John Carpenter is the master of horror. While lately his films have not been the caliber that they once were (see Ghosts of Mars), Halloween began his powerhouse of a career. This is his ultimate film. While he did release other greats, I will always remember this one as the film that caused me to turn on all the lights, beware when babysitting, and check behind closed doors, because you never knew where the evil would appear next. Carpenter has this amazing ability to bring you into the world in which he weaves. With the power of his camera, he places these images of Meyers in places you least expected while giving you the perception as if the murderer is right next to you. I loved every scene in which we panned back and there was Michael, watching from the distance, without anyone the wiser. That was scary, yet utterly brilliant. I loved the scenes in which Carpenter pulled your fright from nearly thin air. There you would be, minding your own business, when suddenly that horrid mask would appear out of nowhere. Like the characters, you too thought it was just a trick of the eye, but that is where Carpenter gets you, it isn't. Michael isn't a ghost, he is a human being (or at least we think), yet he has a stronger mental ability than most of the main characters. This leads into some really dark themes and unexplored symbolism, but even without that, this is a spooky film.
Then, if you just didn't have enough of Michael just vaporizing in the windows of your house, Carpenter adds that chilling theme music. I still have that tapping of the piano keys in my mind, constantly wondering if Meyers is looking at me through the window. Carpenter has found the perfect combination of visual frights and chilling sounds to foreshadow what may happen to our unsuspecting victims next. It is lethal, and it is done with refreshing originality and more unique thrills than anything released by today's Horror Hollywood could muster. Carpenter's Halloween is a breath of fresh air in the midst of what could be a rough horror year, with actual scares being replaced by Paris Hilton, you know that the quality isn't quite the same.
Finally, I would like to say that even the simplistic nature of the opening murder in this film is terrifying and chilling. The use of the "clown" mask sent shivers up my spine. The way that it was filmed with that elongated one shot using the child's mask as if it were our own eyes is still one of the best horror openings ever!
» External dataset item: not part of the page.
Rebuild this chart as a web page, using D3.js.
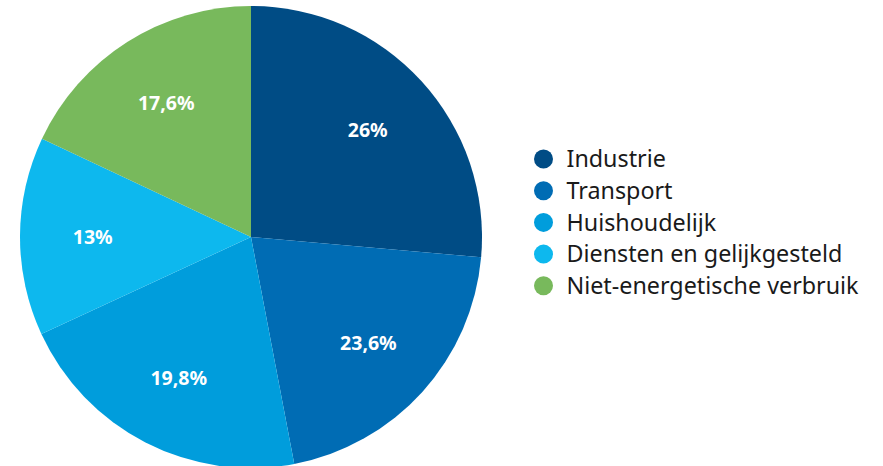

It completely sets the tone for the remainder of that film. You have the babysitter theme, you have the childish behavior which carries with Michael throughout the film, and you have the art talent of Carpenter all rolled into one. I could literally speak for hours upon hours about this film, but instead I would rather go watch it again. It is worth the repeat visit many times!
Overall, I think this is one of the most outstanding films in cinematic history. Skip all those foreign films that think that they are going to chance the face of movies leave it to a budget tight Carpenter and the slasher film genre. This singular movie redefined a whole generation of horror films, and still continues to be an influence on modern-day horror treats. The lethal combination of a genuinely spooky murderer, the powerful cinematography of the events (which normally doesn't amount to much in horror films), and the beauty of Jamie Lee Curtis is exactly what makes Halloween that film above the rest. Sure, Freddy is cool and you feel sympathetic for Jason, but Michael is real, he is troubled, and he is on the loose lusting for the blood of babysitters. What can be better?